For many couple, having children is the next logical/natural step after getting married.  It represents the start of the “family”.  Unlike other points of difference, for example shopping, where if your partner is not interested you can go off and do it with someone else (a girlfriend or your sister), this is something you can only do with your partner. What this means is that for the person wanting to have children, it is not just about “having children”, there are often a lot of deep symbolic meanings and dreams tied to this goal.  However, having children is not something one person in the marriage can decide by themselves and therefore they require the buy-in from their partner.  When faced with their partner not wanting to have children, there usually comes a huge sense of devastation, betrayal, and loss.  This is especially so if their partner has previously agreed to have children, or made some indication that they are not opposed to having children in the future.

The Gridlock

In such circumstances, the person who does not want to have children is now faced with the pressure from their partner wanting children.  They too may feel bewildered (especially if they had agreed on not having children and the partner changed their mind), pressured, and also being in the unenviable position of either standing their ground (and disappointing their partner) or doing something that pleases their partner but goes against what they believe.  For those who had previously indicated they wanted to have children, they would also feel guilty for no longer wanting them, but may also feel unable to move from where they stand right now.

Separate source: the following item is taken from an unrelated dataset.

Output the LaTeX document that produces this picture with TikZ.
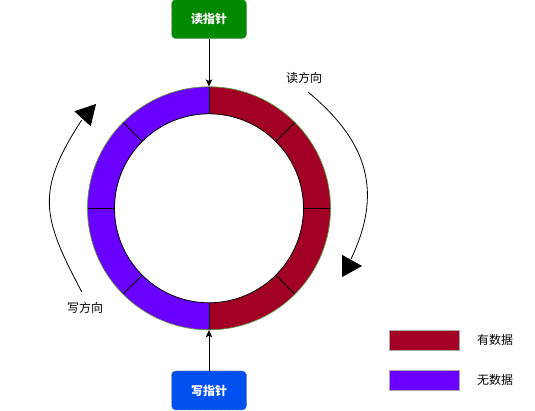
\documentclass[tikz,border=0pt]{standalone}
\usepackage{fontspec}
\setmainfont{Noto Sans CJK SC}
\usetikzlibrary{positioning}
\usetikzlibrary{arrows.meta}
\definecolor{fullred}{HTML}{A20025}
\definecolor{emptyviolet}{HTML}{6A00FF}
\definecolor{readgreen}{HTML}{008A00}
\definecolor{writeblue}{HTML}{0050EF}
\definecolor{ringedge}{HTML}{5E9A3C}

\begin{document}
\begin{tikzpicture}[>={Stealth[length=7pt,width=6.5pt,inset=1.5pt]},x=1pt,y=1pt,line width=0.8pt,
			ptr/.style={draw=white!55!black,
				densely dotted,
				line width=0.6pt,
				rectangle,
				rounded corners=4pt,
				minimum width=75pt,
				minimum height=39pt,
				text=white,
				font=\fontsize{12}{14}\selectfont\bfseries,
				align=center},
			legbox/.style={draw=black!35, line width=0.6pt, rectangle, minimum width=70pt, minimum height=20pt},
			lbl/.style={font=\fontsize{12}{14}\selectfont},
			bigtip/.style={-{Triangle[length=20pt,width=22pt]}}]
			\useasboundingbox (0,0) rectangle (535,411);
			\node[circle, minimum size=243pt, inner sep=0pt] (ring) at (209,202.7) {};
			% buffer slots
			\foreach \a/\c in {0/fullred,45/fullred,90/emptyviolet,135/emptyviolet,180/emptyviolet,225/emptyviolet,270/fullred,315/fullred}
				\fill[\c] ([shift={(\a:121.5)}]ring.center) arc[start angle=\a, end angle=\a+45, radius=121.5]
					-- ([shift={(\a+45:94.5)}]ring.center) arc[start angle=\a+45, end angle=\a, radius=94.5] -- cycle;
			\foreach \a in {0,45,...,315}
				\draw ([shift={(\a:94.5)}]ring.center) -- ([shift={(\a:121.5)}]ring.center);
			\draw (ring.center) circle[radius=94.5];
			\draw[ringedge, line width=0.7pt] (ring.center) circle[radius=121.5];
			% pointers
			\node[ptr, fill=readgreen, above=47.5pt of ring] (rdptr) {读指针};
			\node[ptr, fill=writeblue, below=40.5pt of ring] (wrptr) {写指针};
			\draw[->] (rdptr) -- (ring.north);
			\draw[->] (wrptr) -- (ring.south);
			% directions
			\node[lbl] (rddir) at (304,333) {读方向};
			\node[lbl] (wrdir) at (85,103) {写方向};
			\coordinate (rdstart) at (308,319);
			\coordinate (rdend) at (351,152);
			\coordinate (rdbase) at (342,145);
			\coordinate (rdtip) at (362,145);
			\draw (rdstart) .. controls (362,274) and (386,225) .. (rdend);
			\draw[bigtip] (rdbase) -- (rdtip);
			\coordinate (wrstart) at (81.7,119.3);
			\coordinate (wrend) at (81.7,291);
			\coordinate (wrbase) at (82.9,292.7);
			\coordinate (wrtip) at (96,307);
			\draw (wrstart) .. controls (41.8,194.4) and (35.4,219.7) .. (wrend);
			\draw[bigtip] (wrbase) -- (wrtip);
			% legend
			\node[legbox, fill=fullred] (legfull) at (424,71) {};
			\node[legbox, fill=emptyviolet] (legempty) at (424,31) {};
			\node[lbl, right=14pt of legfull] (legfulltxt) {有数据};
			\node[lbl, right=14pt of legempty] (legemptytxt) {无数据};
		\end{tikzpicture}
\end{document}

This gridlock definitely represents one of the biggest challenge a couple can face.  Does it necessitate the end of the marriage? Not necessarily so!  What is important is for the couple to find a way to work through to a solution that both can live with.  It is also confronting to the person wanting children to identify what is more important to them - having children, or being with their partner who possibly may not change their mind on this topic. They also have to face the issue of identifying whether they are with this person in order to have children or whether they just want to be with this person period.